WORK TO COMPLETE:
Everything from the first line of the data below through the line that contains "const yTicks = [0, 100, 200, 300];" should be written out exactly, please, and nothing more; the pictures stay out.

INFORMATION SUPPLIED:
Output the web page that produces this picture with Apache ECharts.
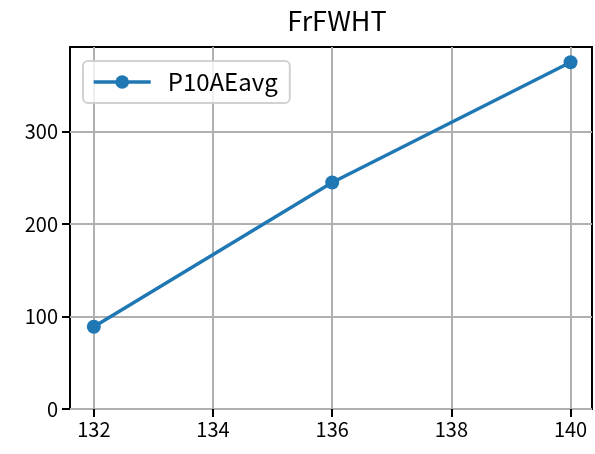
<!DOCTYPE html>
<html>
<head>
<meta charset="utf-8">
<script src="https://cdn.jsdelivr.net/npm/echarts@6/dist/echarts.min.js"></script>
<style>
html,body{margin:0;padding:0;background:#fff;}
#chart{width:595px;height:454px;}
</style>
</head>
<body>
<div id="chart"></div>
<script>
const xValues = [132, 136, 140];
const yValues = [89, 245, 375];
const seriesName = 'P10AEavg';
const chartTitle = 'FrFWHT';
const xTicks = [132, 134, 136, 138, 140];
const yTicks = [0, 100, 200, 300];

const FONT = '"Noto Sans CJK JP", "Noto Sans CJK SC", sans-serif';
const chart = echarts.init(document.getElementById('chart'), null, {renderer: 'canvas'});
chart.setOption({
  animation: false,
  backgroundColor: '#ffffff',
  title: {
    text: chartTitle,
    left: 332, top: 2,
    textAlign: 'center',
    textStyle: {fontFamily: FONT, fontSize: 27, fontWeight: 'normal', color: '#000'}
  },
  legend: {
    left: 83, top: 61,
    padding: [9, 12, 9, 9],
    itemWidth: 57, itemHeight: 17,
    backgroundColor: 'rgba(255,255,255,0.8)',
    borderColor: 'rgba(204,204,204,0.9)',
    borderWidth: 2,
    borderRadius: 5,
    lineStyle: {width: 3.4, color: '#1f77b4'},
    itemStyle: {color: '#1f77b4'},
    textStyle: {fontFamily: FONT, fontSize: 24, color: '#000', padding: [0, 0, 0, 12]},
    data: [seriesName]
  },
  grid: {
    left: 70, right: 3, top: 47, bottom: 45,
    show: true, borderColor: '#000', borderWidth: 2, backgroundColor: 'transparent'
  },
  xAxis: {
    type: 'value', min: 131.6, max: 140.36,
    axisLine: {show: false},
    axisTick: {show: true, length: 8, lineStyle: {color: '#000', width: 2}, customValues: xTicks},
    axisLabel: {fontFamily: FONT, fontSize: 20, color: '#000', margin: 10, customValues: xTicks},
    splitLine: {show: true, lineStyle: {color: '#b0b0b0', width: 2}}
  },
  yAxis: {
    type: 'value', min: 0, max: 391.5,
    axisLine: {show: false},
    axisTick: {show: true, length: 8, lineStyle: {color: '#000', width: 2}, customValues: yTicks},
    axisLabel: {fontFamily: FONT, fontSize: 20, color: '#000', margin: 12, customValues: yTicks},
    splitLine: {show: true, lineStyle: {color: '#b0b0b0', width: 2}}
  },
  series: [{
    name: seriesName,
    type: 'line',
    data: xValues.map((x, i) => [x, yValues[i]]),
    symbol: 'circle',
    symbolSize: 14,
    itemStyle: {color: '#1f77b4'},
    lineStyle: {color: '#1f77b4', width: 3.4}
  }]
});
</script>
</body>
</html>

EXERCISE OUTPUT:
Output the web page that produces this picture with Apache ECharts.
<!DOCTYPE html>
<html>
<head>
<meta charset="utf-8">
<script src="https://cdn.jsdelivr.net/npm/echarts@6/dist/echarts.min.js"></script>
<style>
html,body{margin:0;padding:0;background:#fff;}
#chart{width:595px;height:454px;}
</style>
</head>
<body>
<div id="chart"></div>
<script>
const xValues = [132, 136, 140];
const yValues = [89, 245, 375];
const seriesName = 'P10AEavg';
const chartTitle = 'FrFWHT';
const xTicks = [132, 134, 136, 138, 140];
const yTicks = [0, 100, 200, 300];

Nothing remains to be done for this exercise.